Sherwin was also lucky in 1989 when he claimed more than $4.6 million playing Megabucks at The Mirage.

Representatives of Reno-based International Game Technology, which operates Megabucks, said Friday that they could not determine the odds of Sherwin's initial win, let alone his chances of winning twice. But he is the only two-time winner of the progressive slot system, which was introduced in March 1986.

As a cluster of television cameras focused on Sherwin at his favored Megabucks machine, Las Vegas residents Allen and Beth Lostetter stood to the side and marveled at their fellow gambler's good fortune.

"It tickles me," Beth said, adding that she hoped for similar luck in a blackjack tournament later Friday.

"It makes me jealous," Allen joked, eyeing the oversized $21,147,947.31 check placed nearby. Neither knew that this was Sherwin's second Megabucks win.

"That's good karma," Beth said when told of Sherwin's latest turn of luck. "I wonder if he wants to adopt any kids?"

Sherwin lives in northwest Las Vegas with his son and daughter-in-law, who "take care of my laundry for me," he said. He still drives, however, and recently bought an expensive new car using proceeds from his 1989 jackpot.

Having lived through the Great Depression, Sherwin said he's not prone to big expenditures. As he waited for IGT to verify his win Thursday, Cannery representatives offered him a complimentary meal at one of the property's restaurants. He instead asked for a hot dog, half of which he wrapped and took home to eat later.

Since 1989, Sherwin has continued to play Megabucks "once or twice a week," not to chase more money, he said, but in hopes of becoming the game's first repeat winner. That goal now in hand, he'll accept an undisclosed lump-sum payment and limit his future casino play to video poker.

Sherwin first won Megabucks on Nov. 22, 1989. That Thanksgiving eve, the 76-year-old retiree spent about 90 minutes gambling at The Mirage, which had opened to the public less than 10 hours before Sherwin's historic pull landed him more than $4.6 million.

His ex-wife, Florence, had loaned Sherwin $20 that night after he initially lost $80 from his own bankroll. "He never did carry enough money with him," she told the Review-Journal at the time.

Sherwin said Friday that he gave his ex-wife $10,000 each Christmas thereafter as a reward for her loan.

Thursday's win was financed entirely by Sherwin, who said he spent about $800 on slots at the Cannery before his lucky pull at around 5 p.m.

Because Sherwin's 1989 win, which at the time was the largest slot payout in local history, occurred on the opening night of the city's newest megaresort, unsubstantiated rumors circulated that Megabucks was rigged. Similar talk probably will circulate surrounding his repeat jackpot, but a state gaming official on Friday downplayed any likelihood of foul play.
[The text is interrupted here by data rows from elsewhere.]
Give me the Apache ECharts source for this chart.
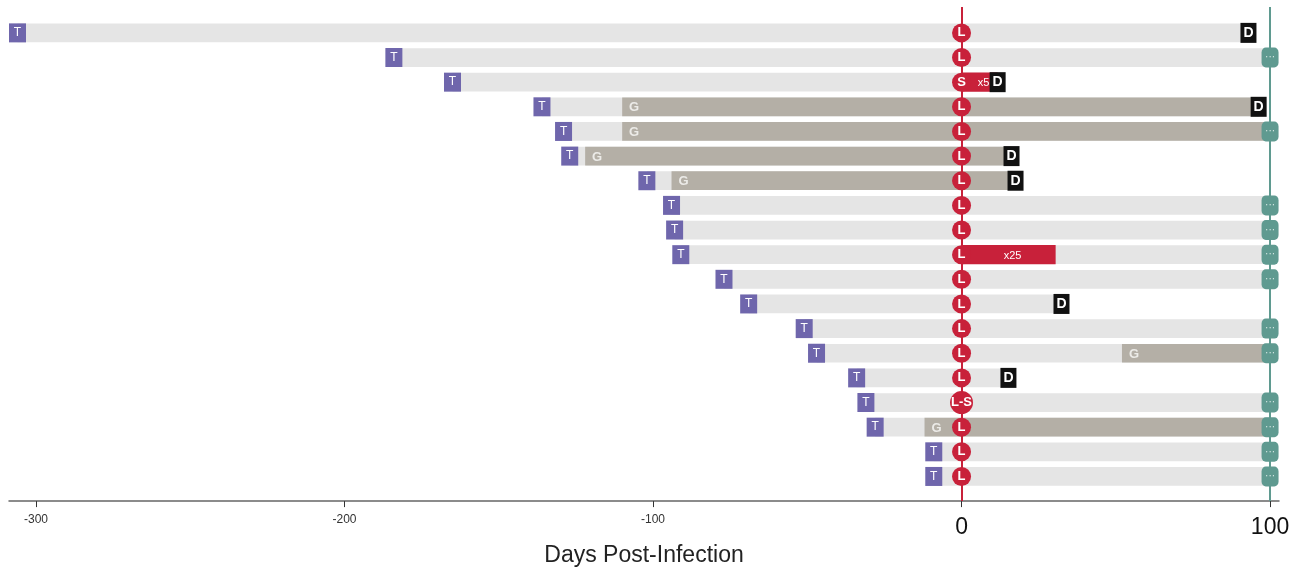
<!DOCTYPE html>
<html>
<head>
<meta charset="utf-8">
<script src="https://cdn.jsdelivr.net/npm/echarts@6/dist/echarts.min.js"></script>
<style>
  html, body { margin: 0; padding: 0; background: #fff; }
  #chart { width: 1308px; height: 572px; }
</style>
</head>
<body>
<div id="chart"></div>
<script>
// one entry per patient row, top to bottom (days post-infection)
var transplantDay = [-306, -184, -165, -136, -129, -127, -102, -94, -93, -91, -77, -69, -51, -47, -34, -31, -28, -9, -9];
var graftDay = [null, null, null, -110, -110, -122, -94, null, null, null, null, null, null, 52, null, null, -12, null, null];
var lastDay = [93, 100, 11.7, 96.3, 100, 16.2, 17.5, 100, 100, 100, 100, 32.4, 100, 100, 15.2, 100, 100, 100, 100];
var outcome = ['D', '...', 'D', 'D', '...', 'D', 'D', '...', '...', '...', '...', 'D', '...', '...', 'D', '...', '...', '...', '...'];
var infectionMark = ['L', 'L', 'S', 'L', 'L', 'L', 'L', 'L', 'L', 'L', 'L', 'L', 'L', 'L', 'L', 'L-S', 'L', 'L', 'L'];
// shedding bars: row, from, to, label
var sheddingRow = [2, 9];
var sheddingFrom = [0, 0];
var sheddingTo = [11.7, 30.5];
var sheddingText = ['x5', 'x25'];
var tickValues = [-300, -200, -100, 0, 100];

var FONT = 'Liberation Sans';
var chart = echarts.init(document.getElementById('chart'));

var lightData = transplantDay.map(function (t, i) { return [i, t, lastDay[i]]; });
var darkData = [];
graftDay.forEach(function (g, i) {
  if (g !== null) darkData.push([i, g, lastDay[i]]);
});
var redData = sheddingRow.map(function (r, i) {
  return [r, sheddingFrom[i], sheddingTo[i], sheddingText[i]];
});
var tData = transplantDay.map(function (t, i) { return [t, i]; });
var lData = infectionMark.map(function (m, i) {
  return { value: [0, i], name: m, symbolSize: m === 'L-S' ? 23 : 19 };
});
var dData = [], endData = [];
outcome.forEach(function (o, i) {
  if (o === 'D') dData.push([lastDay[i], i]);
  else endData.push([lastDay[i], i]);
});

function barItem(color, withG) {
  return function (params, api) {
    var row = api.value(0);
    var p0 = api.coord([api.value(1), row]);
    var p1 = api.coord([api.value(2), row]);
    var h = api.size([0, 1])[1] * 0.76;
    var children = [{
      type: 'rect',
      shape: { x: p0[0], y: p0[1] - h / 2, width: p1[0] - p0[0], height: h },
      style: { fill: color }
    }];
    if (withG) {
      children.push({
        type: 'text',
        x: p0[0] + 12, y: p0[1] + 1,
        style: { text: 'G', fill: '#ecebe8', font: 'bold 13px ' + FONT, align: 'center', verticalAlign: 'middle' }
      });
    }
    return { type: 'group', children: children };
  };
}

var option = {
  animation: false,
  grid: { left: 9, right: 29, top: 7, bottom: 69 },
  xAxis: {
    type: 'value',
    min: -308.75,
    max: 102.9,
    splitLine: { show: false },
    axisLine: { onZero: false, lineStyle: { color: '#666', width: 1.5 } },
    axisTick: { customValues: tickValues, length: 6, lineStyle: { color: '#333' } },
    axisLabel: {
      customValues: tickValues,
      margin: 12,
      formatter: function (v) {
        return v >= 0 ? '{big|' + v + '}' : '{small|' + v + '}';
      },
      rich: {
        small: { fontSize: 12, color: '#333', fontFamily: FONT, padding: [1, 0, 0, 0] },
        big: { fontSize: 23, color: '#111', fontFamily: FONT, padding: [3, 0, 0, 0] }
      }
    },
    name: 'Days Post-Infection',
    nameLocation: 'middle',
    nameGap: 39,
    nameTextStyle: { fontSize: 23, color: '#222', fontFamily: FONT }
  },
  yAxis: { type: 'value', inverse: true, min: -1.05, max: 19, show: false },
  series: [
    {
      type: 'scatter', data: [], z: 1, silent: true,
      markLine: {
        silent: true, symbol: ['none', 'none'], label: { show: false },
        data: [
          { xAxis: 0, lineStyle: { color: '#c8213a', width: 2, type: 'solid' } },
          { xAxis: 100, lineStyle: { color: '#5f9a90', width: 2, type: 'solid' } }
        ]
      }
    },
    { type: 'custom', z: 2, renderItem: barItem('#e5e5e5', false), data: lightData },
    { type: 'custom', z: 3, renderItem: barItem('#b4afa6', true), data: darkData },
    {
      type: 'custom', z: 4, data: redData,
      renderItem: function (params, api) {
        var row = api.value(0);
        var p0 = api.coord([api.value(1), row]);
        var p1 = api.coord([api.value(2), row]);
        var h = api.size([0, 1])[1] * 0.78;
        return {
          type: 'group',
          children: [{
            type: 'rect',
            shape: { x: p0[0], y: p0[1] - h / 2, width: p1[0] - p0[0], height: h },
            style: { fill: '#c8213a' }
          }, {
            type: 'text',
            x: (p0[0] + p1[0]) / 2 + 4, y: p0[1] + 1,
            style: { text: redData[params.dataIndex][3], fill: '#fff', font: '11px ' + FONT, align: 'center', verticalAlign: 'middle' }
          }]
        };
      }
    },
    {
      type: 'scatter', z: 5, data: tData, symbol: 'rect', symbolSize: [17, 19],
      itemStyle: { color: '#6f66ac', opacity: 1 },
      label: { show: true, position: 'inside', formatter: 'T', color: '#fff', fontSize: 12, fontFamily: FONT }
    },
    {
      type: 'scatter', z: 6, data: lData, symbol: 'circle',
      itemStyle: { color: '#c8213a', opacity: 1 },
      label: {
        show: true, position: 'inside', color: '#fff', fontSize: 13, fontWeight: 'bold', fontFamily: FONT,
        formatter: function (p) { return p.name; }
      }
    },
    {
      type: 'scatter', z: 6, data: dData, symbol: 'rect', symbolSize: [16, 20],
      itemStyle: { color: '#111', opacity: 1 },
      label: { show: true, position: 'inside', formatter: 'D', color: '#fff', fontSize: 14, fontWeight: 'bold', fontFamily: FONT }
    },
    {
      type: 'scatter', z: 6, data: endData, symbol: 'roundRect', symbolSize: [17, 20],
      itemStyle: { color: '#5f9a90', opacity: 1 },
      label: { show: true, position: 'inside', formatter: '···', color: '#dcebe8', fontSize: 10, fontFamily: FONT }
    }
  ]
};

chart.setOption(option);
</script>
</body>
</html>
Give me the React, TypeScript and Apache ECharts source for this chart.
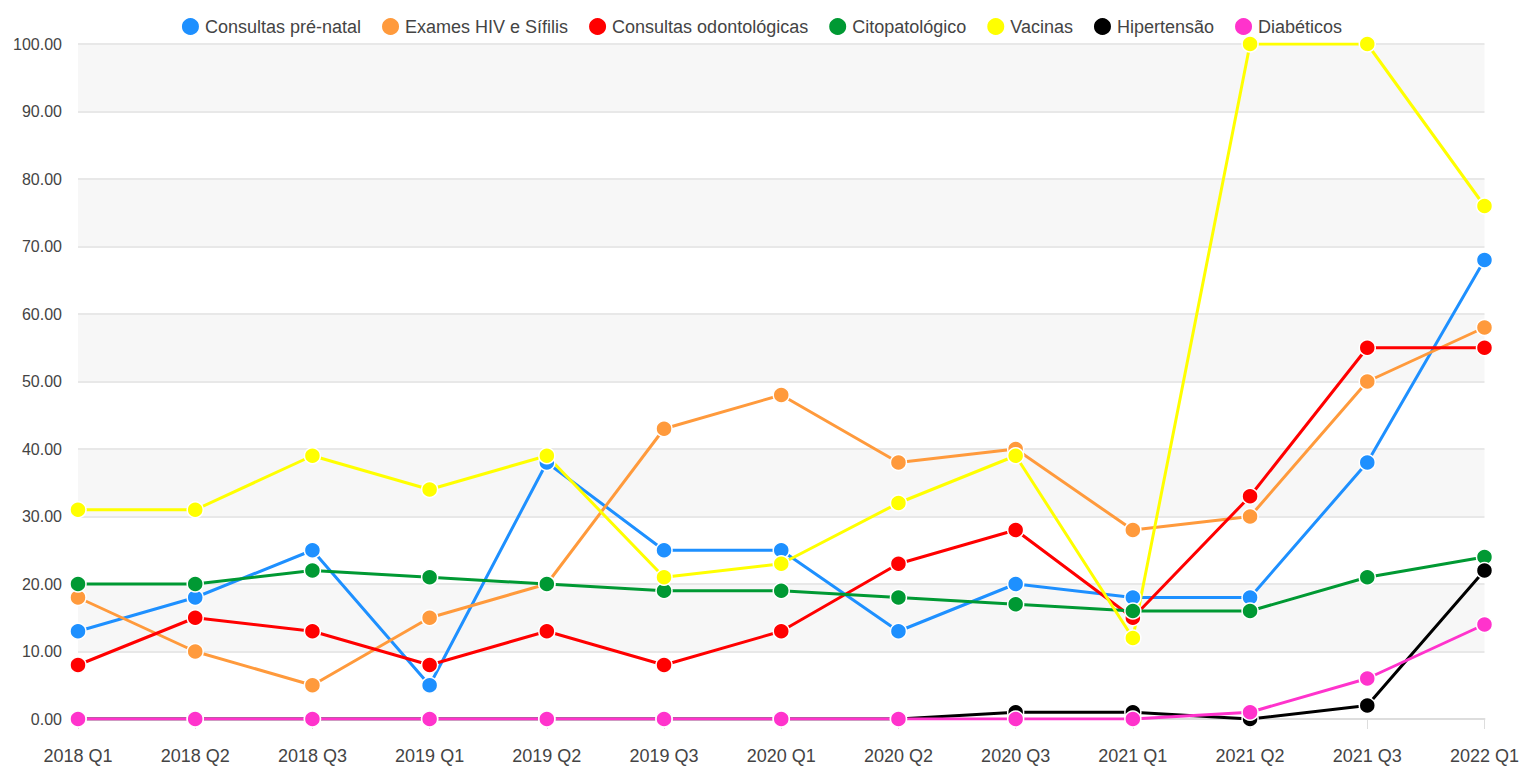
import React, { useEffect, useRef } from "react";
import * as echarts from "echarts";

const categories = ["2018 Q1", "2018 Q2", "2018 Q3", "2019 Q1", "2019 Q2", "2019 Q3", "2020 Q1", "2020 Q2", "2020 Q3", "2021 Q1", "2021 Q2", "2021 Q3", "2022 Q1"];

const preNatal = [13, 18, 25, 5, 38, 25, 25, 13, 20, 18, 18, 38, 68];
const hivSifilis = [18, 10, 5, 15, 20, 43, 48, 38, 40, 28, 30, 50, 58];
const odontologicas = [8, 15, 13, 8, 13, 8, 13, 23, 28, 15, 33, 55, 55];
const citopatologico = [20, 20, 22, 21, 20, 19, 19, 18, 17, 16, 16, 21, 24];
const vacinas = [31, 31, 39, 34, 39, 21, 23, 32, 39, 12, 100, 100, 76];
const hipertensao = [0, 0, 0, 0, 0, 0, 0, 0, 1, 1, 0, 2, 22];
const diabeticos = [0, 0, 0, 0, 0, 0, 0, 0, 0, 0, 1, 6, 14];

const seriesDefs = [
  { name: "Consultas pré-natal", data: preNatal, color: "#1e90ff" },
  { name: "Exames HIV e Sífilis", data: hivSifilis, color: "#ff9a3c" },
  { name: "Consultas odontológicas", data: odontologicas, color: "#ff0000" },
  { name: "Citopatológico", data: citopatologico, color: "#009933" },
  { name: "Vacinas", data: vacinas, color: "#ffff00" },
  { name: "Hipertensão", data: hipertensao, color: "#000000" },
  { name: "Diabéticos", data: diabeticos, color: "#ff33cc" },
];

const FONT = "Liberation Sans, Arial, sans-serif";

export default function App() {
  const ref = useRef<HTMLDivElement>(null);
  useEffect(() => {
    if (!ref.current) return;
    const chart = echarts.init(ref.current, undefined, { renderer: "svg" });
    chart.setOption({
      animation: false,
      backgroundColor: "#ffffff",
      color: seriesDefs.map((s) => s.color),
      legend: {
        top: 11,
        left: "center",
        icon: "circle",
        itemWidth: 19,
        itemHeight: 19,
        itemGap: 19,
        textStyle: { fontSize: 18, color: "#444", fontFamily: FONT },
        data: seriesDefs.map((s) => s.name),
      },
      grid: { left: 78, right: 37, top: 44, bottom: 53, containLabel: false },
      xAxis: {
        type: "category",
        boundaryGap: false,
        data: categories,
        axisLine: { lineStyle: { color: "#dddddd", width: 2 } },
        axisTick: { show: true, length: 10, lineStyle: { color: "#dddddd" } },
        axisLabel: { fontSize: 18, color: "#444", margin: 28, fontFamily: FONT },
      },
      yAxis: {
        type: "value",
        min: 0,
        max: 100,
        interval: 10,
        axisLine: { show: false },
        axisTick: { show: false },
        axisLabel: {
          fontSize: 16,
          color: "#444",
          margin: 16,
          fontFamily: FONT,
          formatter: (v: number) => v.toFixed(2),
        },
        splitLine: { lineStyle: { color: "#e8e8e8", width: 2 } },
        splitArea: { show: true, areaStyle: { color: ["rgba(255,255,255,0)", "#f7f7f7"] } },
      },
      series: seriesDefs.map((s) => ({
        name: s.name,
        type: "line",
        data: s.data,
        symbol: "circle",
        symbolSize: 16,
        lineStyle: { width: 3, color: s.color },
        itemStyle: { color: s.color, borderColor: "#ffffff", borderWidth: 1.5 },
      })),
    });
    return () => chart.dispose();
  }, []);
  return <div ref={ref} style={{ position: "fixed", left: 0, top: 0, width: 1522, height: 772 }} />;
}
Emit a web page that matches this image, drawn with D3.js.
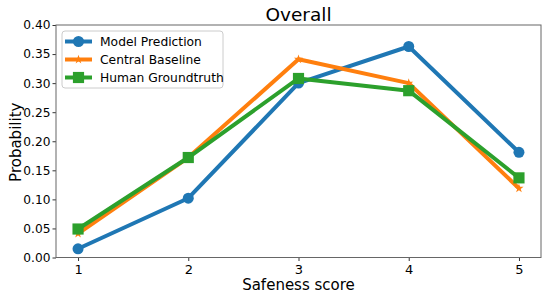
<!DOCTYPE html>
<html><head><meta charset="utf-8">
<script src="https://cdn.jsdelivr.net/npm/d3@7"></script>
<style>body{margin:0;background:#fff}svg{display:block}text{font-family:"DejaVu Sans",sans-serif}</style>
</head><body><svg id="c" width="550" height="300"></svg>
<script>
const scores = [1, 2, 3, 4, 5];
const modelPrediction = [0.015, 0.102, 0.300, 0.363, 0.181];
const centralBaseline = [0.041, 0.172, 0.341, 0.300, 0.119];
const humanGroundtruth = [0.049, 0.172, 0.308, 0.287, 0.137];
const seriesNames = ["Model Prediction", "Central Baseline", "Human Groundtruth"];
const yTicks = [0.00, 0.05, 0.10, 0.15, 0.20, 0.25, 0.30, 0.35, 0.40];

const series = [
  {name: seriesNames[0], values: modelPrediction, color: "#1f77b4", marker: "circle"},
  {name: seriesNames[1], values: centralBaseline, color: "#ff7f0e", marker: "star"},
  {name: seriesNames[2], values: humanGroundtruth, color: "#2ca02c", marker: "square"}
];

const svg = d3.select("#c");
const L = 56, R = 541, T = 25, B = 257.5;
const x = d3.scaleLinear().domain([0.8, 5.2]).range([L, R]);
const y = d3.scaleLinear().domain([0, 0.4]).range([B, T]);

const xAxis = svg.append("g").attr("transform", `translate(0,${B})`)
  .call(d3.axisBottom(x).tickValues(scores).tickFormat(d3.format("d")).tickSize(3.5).tickPadding(4));
const yAxis = svg.append("g").attr("transform", `translate(${L},0)`)
  .call(d3.axisLeft(y).tickValues(yTicks).tickFormat(d3.format(".2f")).tickSize(3.5).tickPadding(2));
[xAxis, yAxis].forEach(g => {
  g.select(".domain").remove();
  g.selectAll(".tick line").attr("stroke", "#000").attr("stroke-width", 0.8);
  g.selectAll(".tick text").attr("font-size", 12.2).attr("fill", "#000").attr("font-family", "DejaVu Sans");
});
xAxis.selectAll(".tick text").attr("font-size", 13);
svg.append("rect").attr("x", L).attr("y", T).attr("width", R - L).attr("height", B - T)
  .attr("fill", "none").attr("stroke", "#666").attr("stroke-width", 1);

function markerPath(type) {
  if (type === "circle") return d3.symbol(d3.symbolCircle, 95)();
  if (type === "square") return d3.symbol(d3.symbolSquare, 125)();
  return d3.symbol(d3.symbolStar, 26)();
}

const line = d3.line().x((d, i) => x(scores[i])).y(d => y(d));
const plot = svg.append("g");
series.forEach(s => {
  plot.append("path").attr("d", line(s.values)).attr("fill", "none")
    .attr("stroke", s.color).attr("stroke-width", 4).attr("stroke-linejoin", "round");
  plot.selectAll(null).data(s.values).enter().append("path")
    .attr("d", markerPath(s.marker))
    .attr("transform", (d, i) => `translate(${x(scores[i])},${y(d)})`)
    .attr("fill", s.color);
});

svg.append("text").attr("x", (L + R) / 2).attr("y", 21).attr("text-anchor", "middle")
  .attr("font-size", 18.5).text("Overall");
svg.append("text").attr("x", (L + R) / 2).attr("y", 290).attr("text-anchor", "middle")
  .attr("font-size", 15).text("Safeness score");
svg.append("text").attr("transform", `translate(21,${(T + B) / 2 + 1}) rotate(-90)`)
  .attr("text-anchor", "middle").attr("font-size", 15).text("Probability");

const lg = svg.append("g");
lg.append("rect").attr("x", 62).attr("y", 31).attr("width", 161).attr("height", 57).attr("rx", 3)
  .attr("fill", "#fff").attr("fill-opacity", 0.8).attr("stroke", "#ccc").attr("stroke-width", 1);
series.forEach((s, i) => {
  const yy = 41.5 + i * 18;
  lg.append("line").attr("x1", 65).attr("x2", 92).attr("y1", yy).attr("y2", yy)
    .attr("stroke", s.color).attr("stroke-width", 4);
  lg.append("path").attr("d", markerPath(s.marker)).attr("transform", `translate(78.5,${yy})`).attr("fill", s.color);
  lg.append("text").attr("x", 100).attr("y", yy + 4.5).attr("font-size", 12.3).text(s.name);
});
</script></body></html>
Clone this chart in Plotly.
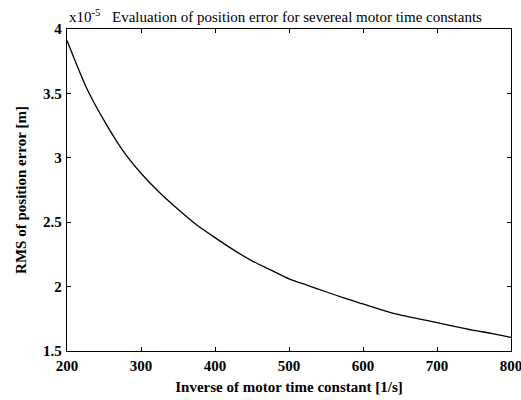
import plotly.graph_objects as go

# Inverse of motor time constant [1/s]
inv_time_constant = [200, 225, 250, 275, 300, 325, 350, 375, 400, 425, 450, 475, 500,
                     525, 550, 575, 600, 625, 650, 675, 700, 725, 750, 775, 800]
# RMS of position error, in units of 1e-5 m
rms_error = [3.91, 3.56, 3.29, 3.06, 2.88, 2.73, 2.60, 2.48, 2.38, 2.285, 2.20, 2.13, 2.06,
             2.01, 1.96, 1.91, 1.865, 1.82, 1.78, 1.75, 1.72, 1.69, 1.66, 1.635, 1.605]

x_ticks = [200, 300, 400, 500, 600, 700, 800]
y_ticks = [1.5, 2, 2.5, 3, 3.5, 4]
y_tick_text = ["1.5", "2", "2.5", "3", "3.5", "4"]

serif = "Liberation Serif, Times New Roman, serif"

fig = go.Figure()
fig.add_trace(go.Scatter(
    x=inv_time_constant, y=rms_error, mode="lines",
    line=dict(color="black", width=1.3, shape="spline", smoothing=0.6),
    showlegend=False,
))

axis_common = dict(
    showgrid=False, zeroline=False, showline=True, linecolor="black", linewidth=1.3,
    mirror="ticks", ticks="inside", ticklen=4, tickcolor="black", tickwidth=1,
    tickfont=dict(family=serif, size=15, color="black"), automargin=False,
    ticklabeloverflow="allow",
)

fig.update_layout(
    width=521, height=400,
    margin=dict(l=67, r=10, t=29, b=49),
    paper_bgcolor="white", plot_bgcolor="white",
    xaxis=dict(range=[200, 800], tickvals=x_ticks,
               ticktext=[f"<b>{t}</b>" for t in x_ticks], ticklabelstandoff=1,
               title=dict(text="<b>Inverse of motor time constant [1/s]</b>",
                          font=dict(family=serif, size=15, color="black"), standoff=8),
               **axis_common),
    yaxis=dict(range=[1.5, 4], tickvals=y_ticks,
               ticktext=[f"<b>{t}</b>" for t in y_tick_text], ticklabelstandoff=1,
               title=dict(text="<b>RMS of position error [m]</b>",
                          font=dict(family=serif, size=15, color="black"), standoff=12),
               **axis_common),
)

fig.add_annotation(
    xref="paper", yref="paper", x=0, y=1, xanchor="left", yanchor="bottom", yshift=2,
    text="x10<sup>-5</sup>", showarrow=False,
    font=dict(family=serif, size=15, color="black"),
)
fig.add_annotation(
    xref="paper", yref="paper", x=0.5, y=1, xanchor="center", yanchor="bottom", yshift=2,
    xshift=8,
    text="Evaluation of position error for severeal motor time constants", showarrow=False,
    font=dict(family=serif, size=15, color="black"),
)

fig.write_html("out.html")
"We've never had a Megabucks hit that we suspected was illegitimate," Gary Orton, deputy chief of the Nevada Gaming Control Board's enforcement division, said.

Following Sherwin's win, IGT for the first time reset its Megabucks jackpot at $10 million, up $3 million from its previous starting point. The game's current record jackpot is more than $38.7 million, won at Excalibur in March 2003.